_What this task involves_
Return each line of the data below exactly, omitting any pictures.

[Start of Given data]

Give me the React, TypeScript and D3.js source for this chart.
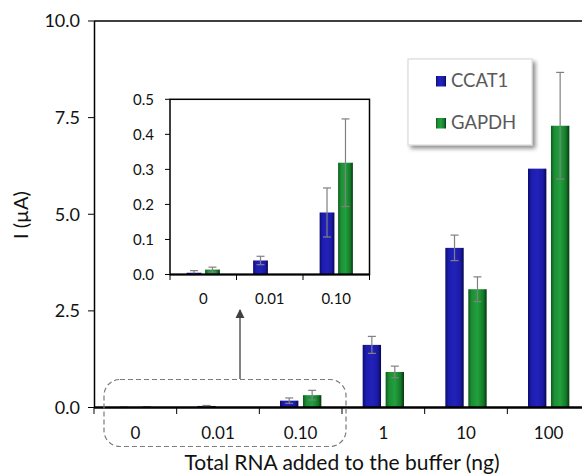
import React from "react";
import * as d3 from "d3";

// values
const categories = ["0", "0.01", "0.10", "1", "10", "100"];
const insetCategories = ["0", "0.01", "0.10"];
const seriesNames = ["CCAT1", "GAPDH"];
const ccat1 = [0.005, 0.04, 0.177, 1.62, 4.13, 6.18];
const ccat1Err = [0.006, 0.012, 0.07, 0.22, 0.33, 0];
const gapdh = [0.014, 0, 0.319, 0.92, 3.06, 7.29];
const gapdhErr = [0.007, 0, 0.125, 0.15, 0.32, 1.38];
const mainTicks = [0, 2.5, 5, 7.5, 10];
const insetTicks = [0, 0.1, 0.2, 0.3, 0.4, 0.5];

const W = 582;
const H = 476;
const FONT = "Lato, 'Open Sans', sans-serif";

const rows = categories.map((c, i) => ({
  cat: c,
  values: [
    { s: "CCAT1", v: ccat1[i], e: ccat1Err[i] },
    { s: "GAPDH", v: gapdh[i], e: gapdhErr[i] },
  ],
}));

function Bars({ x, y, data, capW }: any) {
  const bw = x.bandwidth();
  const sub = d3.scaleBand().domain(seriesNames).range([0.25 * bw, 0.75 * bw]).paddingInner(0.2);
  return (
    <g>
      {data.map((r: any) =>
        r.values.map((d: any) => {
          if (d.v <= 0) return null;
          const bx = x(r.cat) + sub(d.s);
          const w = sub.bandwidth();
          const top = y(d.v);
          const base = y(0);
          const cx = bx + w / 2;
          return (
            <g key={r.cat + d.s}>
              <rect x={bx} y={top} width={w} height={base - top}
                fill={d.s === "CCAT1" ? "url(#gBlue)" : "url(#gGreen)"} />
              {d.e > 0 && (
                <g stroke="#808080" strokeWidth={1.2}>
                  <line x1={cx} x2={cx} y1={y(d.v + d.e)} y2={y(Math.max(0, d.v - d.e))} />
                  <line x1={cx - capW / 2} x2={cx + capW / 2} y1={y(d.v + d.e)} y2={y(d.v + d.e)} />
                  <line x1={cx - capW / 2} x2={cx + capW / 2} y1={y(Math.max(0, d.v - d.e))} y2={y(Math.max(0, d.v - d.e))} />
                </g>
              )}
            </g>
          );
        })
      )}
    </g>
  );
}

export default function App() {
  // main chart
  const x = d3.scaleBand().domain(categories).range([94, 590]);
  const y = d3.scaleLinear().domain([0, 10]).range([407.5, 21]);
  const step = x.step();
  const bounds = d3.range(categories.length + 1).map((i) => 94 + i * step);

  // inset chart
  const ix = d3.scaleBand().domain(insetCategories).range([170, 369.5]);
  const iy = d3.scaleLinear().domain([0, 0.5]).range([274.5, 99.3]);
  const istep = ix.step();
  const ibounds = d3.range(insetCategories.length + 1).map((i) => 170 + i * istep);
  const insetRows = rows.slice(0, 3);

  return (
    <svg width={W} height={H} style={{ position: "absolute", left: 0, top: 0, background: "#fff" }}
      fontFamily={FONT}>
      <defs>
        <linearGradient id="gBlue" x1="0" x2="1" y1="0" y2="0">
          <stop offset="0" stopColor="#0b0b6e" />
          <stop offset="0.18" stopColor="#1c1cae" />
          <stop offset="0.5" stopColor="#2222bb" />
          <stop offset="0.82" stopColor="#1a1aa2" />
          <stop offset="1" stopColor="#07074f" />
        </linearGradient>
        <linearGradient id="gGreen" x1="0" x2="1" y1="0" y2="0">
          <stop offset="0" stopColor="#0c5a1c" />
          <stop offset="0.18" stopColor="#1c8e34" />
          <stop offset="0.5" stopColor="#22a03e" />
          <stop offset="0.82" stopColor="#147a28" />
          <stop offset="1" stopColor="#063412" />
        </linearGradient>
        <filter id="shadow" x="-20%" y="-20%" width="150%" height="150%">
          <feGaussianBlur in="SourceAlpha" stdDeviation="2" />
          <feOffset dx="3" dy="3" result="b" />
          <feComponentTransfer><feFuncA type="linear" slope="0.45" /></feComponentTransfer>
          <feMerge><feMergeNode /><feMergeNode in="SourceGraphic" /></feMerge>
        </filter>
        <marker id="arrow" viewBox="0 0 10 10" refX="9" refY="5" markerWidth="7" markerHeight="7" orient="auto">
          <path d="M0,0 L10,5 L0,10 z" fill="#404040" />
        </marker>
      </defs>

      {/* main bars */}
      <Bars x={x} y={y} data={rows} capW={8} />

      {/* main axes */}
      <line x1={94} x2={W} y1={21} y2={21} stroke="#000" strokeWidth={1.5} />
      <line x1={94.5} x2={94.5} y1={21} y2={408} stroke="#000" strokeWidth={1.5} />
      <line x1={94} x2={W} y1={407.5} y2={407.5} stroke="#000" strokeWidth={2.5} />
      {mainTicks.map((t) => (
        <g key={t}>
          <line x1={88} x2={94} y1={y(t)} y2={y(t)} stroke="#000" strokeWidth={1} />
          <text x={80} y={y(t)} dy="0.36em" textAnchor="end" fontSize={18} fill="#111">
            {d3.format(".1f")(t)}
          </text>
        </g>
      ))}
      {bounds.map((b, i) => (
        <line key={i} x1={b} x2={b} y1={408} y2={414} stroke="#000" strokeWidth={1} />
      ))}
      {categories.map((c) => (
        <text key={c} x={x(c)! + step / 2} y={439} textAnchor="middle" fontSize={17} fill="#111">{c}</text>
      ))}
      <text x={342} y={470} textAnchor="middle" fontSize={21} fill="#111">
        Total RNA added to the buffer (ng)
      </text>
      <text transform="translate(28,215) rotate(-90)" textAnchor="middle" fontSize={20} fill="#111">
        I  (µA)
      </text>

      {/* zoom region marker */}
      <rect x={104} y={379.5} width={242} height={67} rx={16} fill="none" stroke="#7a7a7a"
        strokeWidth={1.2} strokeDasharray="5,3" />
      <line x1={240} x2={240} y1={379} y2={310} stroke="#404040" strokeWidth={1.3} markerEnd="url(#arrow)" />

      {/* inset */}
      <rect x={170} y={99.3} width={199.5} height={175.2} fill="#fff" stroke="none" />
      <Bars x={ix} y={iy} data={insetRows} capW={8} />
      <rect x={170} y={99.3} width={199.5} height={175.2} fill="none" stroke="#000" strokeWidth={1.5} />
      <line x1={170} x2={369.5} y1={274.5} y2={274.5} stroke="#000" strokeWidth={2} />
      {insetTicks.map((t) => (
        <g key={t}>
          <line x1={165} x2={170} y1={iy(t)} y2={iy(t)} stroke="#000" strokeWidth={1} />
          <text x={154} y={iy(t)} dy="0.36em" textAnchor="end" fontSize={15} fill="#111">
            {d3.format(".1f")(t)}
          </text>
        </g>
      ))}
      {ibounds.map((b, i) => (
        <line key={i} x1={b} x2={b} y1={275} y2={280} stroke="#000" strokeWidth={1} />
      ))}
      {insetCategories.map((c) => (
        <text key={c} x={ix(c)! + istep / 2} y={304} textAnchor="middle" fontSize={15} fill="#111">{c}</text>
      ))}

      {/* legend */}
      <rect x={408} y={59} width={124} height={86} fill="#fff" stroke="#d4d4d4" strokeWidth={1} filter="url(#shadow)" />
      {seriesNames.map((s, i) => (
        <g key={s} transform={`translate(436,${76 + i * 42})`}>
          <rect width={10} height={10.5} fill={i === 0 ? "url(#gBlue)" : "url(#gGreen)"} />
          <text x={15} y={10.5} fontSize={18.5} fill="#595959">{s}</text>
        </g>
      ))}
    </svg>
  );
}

[End of Given data]

_Answer for this exercise_
Give me the React, TypeScript and D3.js source for this chart.
import React from "react";
import * as d3 from "d3";

// values
const categories = ["0", "0.01", "0.10", "1", "10", "100"];
const insetCategories = ["0", "0.01", "0.10"];
const seriesNames = ["CCAT1", "GAPDH"];
const ccat1 = [0.005, 0.04, 0.177, 1.62, 4.13, 6.18];
const ccat1Err = [0.006, 0.012, 0.07, 0.22, 0.33, 0];
const gapdh = [0.014, 0, 0.319, 0.92, 3.06, 7.29];
const gapdhErr = [0.007, 0, 0.125, 0.15, 0.32, 1.38];
const mainTicks = [0, 2.5, 5, 7.5, 10];
const insetTicks = [0, 0.1, 0.2, 0.3, 0.4, 0.5];

const W = 582;
const H = 476;
const FONT = "Lato, 'Open Sans', sans-serif";

const rows = categories.map((c, i) => ({
  cat: c,
  values: [
    { s: "CCAT1", v: ccat1[i], e: ccat1Err[i] },
    { s: "GAPDH", v: gapdh[i], e: gapdhErr[i] },
  ],
}));

function Bars({ x, y, data, capW }: any) {
  const bw = x.bandwidth();
  const sub = d3.scaleBand().domain(seriesNames).range([0.25 * bw, 0.75 * bw]).paddingInner(0.2);
  return (
    <g>
      {data.map((r: any) =>
        r.values.map((d: any) => {
          if (d.v <= 0) return null;
          const bx = x(r.cat) + sub(d.s);
          const w = sub.bandwidth();
          const top = y(d.v);
          const base = y(0);
          const cx = bx + w / 2;
          return (
            <g key={r.cat + d.s}>
              <rect x={bx} y={top} width={w} height={base - top}
                fill={d.s === "CCAT1" ? "url(#gBlue)" : "url(#gGreen)"} />
              {d.e > 0 && (
                <g stroke="#808080" strokeWidth={1.2}>
                  <line x1={cx} x2={cx} y1={y(d.v + d.e)} y2={y(Math.max(0, d.v - d.e))} />
                  <line x1={cx - capW / 2} x2={cx + capW / 2} y1={y(d.v + d.e)} y2={y(d.v + d.e)} />
                  <line x1={cx - capW / 2} x2={cx + capW / 2} y1={y(Math.max(0, d.v - d.e))} y2={y(Math.max(0, d.v - d.e))} />
                </g>
              )}
            </g>
          );
        })
      )}
    </g>
  );
}

export default function App() {
  // main chart
  const x = d3.scaleBand().domain(categories).range([94, 590]);
  const y = d3.scaleLinear().domain([0, 10]).range([407.5, 21]);
  const step = x.step();
  const bounds = d3.range(categories.length + 1).map((i) => 94 + i * step);

  // inset chart
  const ix = d3.scaleBand().domain(insetCategories).range([170, 369.5]);
  const iy = d3.scaleLinear().domain([0, 0.5]).range([274.5, 99.3]);
  const istep = ix.step();
  const ibounds = d3.range(insetCategories.length + 1).map((i) => 170 + i * istep);
  const insetRows = rows.slice(0, 3);

  return (
    <svg width={W} height={H} style={{ position: "absolute", left: 0, top: 0, background: "#fff" }}
      fontFamily={FONT}>
      <defs>
        <linearGradient id="gBlue" x1="0" x2="1" y1="0" y2="0">
          <stop offset="0" stopColor="#0b0b6e" />
          <stop offset="0.18" stopColor="#1c1cae" />
          <stop offset="0.5" stopColor="#2222bb" />
          <stop offset="0.82" stopColor="#1a1aa2" />
          <stop offset="1" stopColor="#07074f" />
        </linearGradient>
        <linearGradient id="gGreen" x1="0" x2="1" y1="0" y2="0">
          <stop offset="0" stopColor="#0c5a1c" />
          <stop offset="0.18" stopColor="#1c8e34" />
          <stop offset="0.5" stopColor="#22a03e" />
          <stop offset="0.82" stopColor="#147a28" />
          <stop offset="1" stopColor="#063412" />
        </linearGradient>
        <filter id="shadow" x="-20%" y="-20%" width="150%" height="150%">
          <feGaussianBlur in="SourceAlpha" stdDeviation="2" />
          <feOffset dx="3" dy="3" result="b" />
          <feComponentTransfer><feFuncA type="linear" slope="0.45" /></feComponentTransfer>
          <feMerge><feMergeNode /><feMergeNode in="SourceGraphic" /></feMerge>
        </filter>
        <marker id="arrow" viewBox="0 0 10 10" refX="9" refY="5" markerWidth="7" markerHeight="7" orient="auto">
          <path d="M0,0 L10,5 L0,10 z" fill="#404040" />
        </marker>
      </defs>

      {/* main bars */}
      <Bars x={x} y={y} data={rows} capW={8} />

      {/* main axes */}
      <line x1={94} x2={W} y1={21} y2={21} stroke="#000" strokeWidth={1.5} />
      <line x1={94.5} x2={94.5} y1={21} y2={408} stroke="#000" strokeWidth={1.5} />
      <line x1={94} x2={W} y1={407.5} y2={407.5} stroke="#000" strokeWidth={2.5} />
      {mainTicks.map((t) => (
        <g key={t}>
          <line x1={88} x2={94} y1={y(t)} y2={y(t)} stroke="#000" strokeWidth={1} />
          <text x={80} y={y(t)} dy="0.36em" textAnchor="end" fontSize={18} fill="#111">
            {d3.format(".1f")(t)}
          </text>
        </g>
      ))}
      {bounds.map((b, i) => (
        <line key={i} x1={b} x2={b} y1={408} y2={414} stroke="#000" strokeWidth={1} />
      ))}
      {categories.map((c) => (
        <text key={c} x={x(c)! + step / 2} y={439} textAnchor="middle" fontSize={17} fill="#111">{c}</text>
      ))}
      <text x={342} y={470} textAnchor="middle" fontSize={21} fill="#111">
        Total RNA added to the buffer (ng)
      </text>
      <text transform="translate(28,215) rotate(-90)" textAnchor="middle" fontSize={20} fill="#111">
        I  (µA)
      </text>

      {/* zoom region marker */}
      <rect x={104} y={379.5} width={242} height={67} rx={16} fill="none" stroke="#7a7a7a"
        strokeWidth={1.2} strokeDasharray="5,3" />
      <line x1={240} x2={240} y1={379} y2={310} stroke="#404040" strokeWidth={1.3} markerEnd="url(#arrow)" />

      {/* inset */}
      <rect x={170} y={99.3} width={199.5} height={175.2} fill="#fff" stroke="none" />
      <Bars x={ix} y={iy} data={insetRows} capW={8} />
      <rect x={170} y={99.3} width={199.5} height={175.2} fill="none" stroke="#000" strokeWidth={1.5} />
      <line x1={170} x2={369.5} y1={274.5} y2={274.5} stroke="#000" strokeWidth={2} />
      {insetTicks.map((t) => (
        <g key={t}>
          <line x1={165} x2={170} y1={iy(t)} y2={iy(t)} stroke="#000" strokeWidth={1} />
          <text x={154} y={iy(t)} dy="0.36em" textAnchor="end" fontSize={15} fill="#111">
            {d3.format(".1f")(t)}
          </text>
        </g>
      ))}
      {ibounds.map((b, i) => (
        <line key={i} x1={b} x2={b} y1={275} y2={280} stroke="#000" strokeWidth={1} />
      ))}
      {insetCategories.map((c) => (
        <text key={c} x={ix(c)! + istep / 2} y={304} textAnchor="middle" fontSize={15} fill="#111">{c}</text>
      ))}

      {/* legend */}
      <rect x={408} y={59} width={124} height={86} fill="#fff" stroke="#d4d4d4" strokeWidth={1} filter="url(#shadow)" />
      {seriesNames.map((s, i) => (
        <g key={s} transform={`translate(436,${76 + i * 42})`}>
          <rect width={10} height={10.5} fill={i === 0 ? "url(#gBlue)" : "url(#gGreen)"} />
          <text x={15} y={10.5} fontSize={18.5} fill="#595959">{s}</text>
        </g>
      ))}
    </svg>
  );
}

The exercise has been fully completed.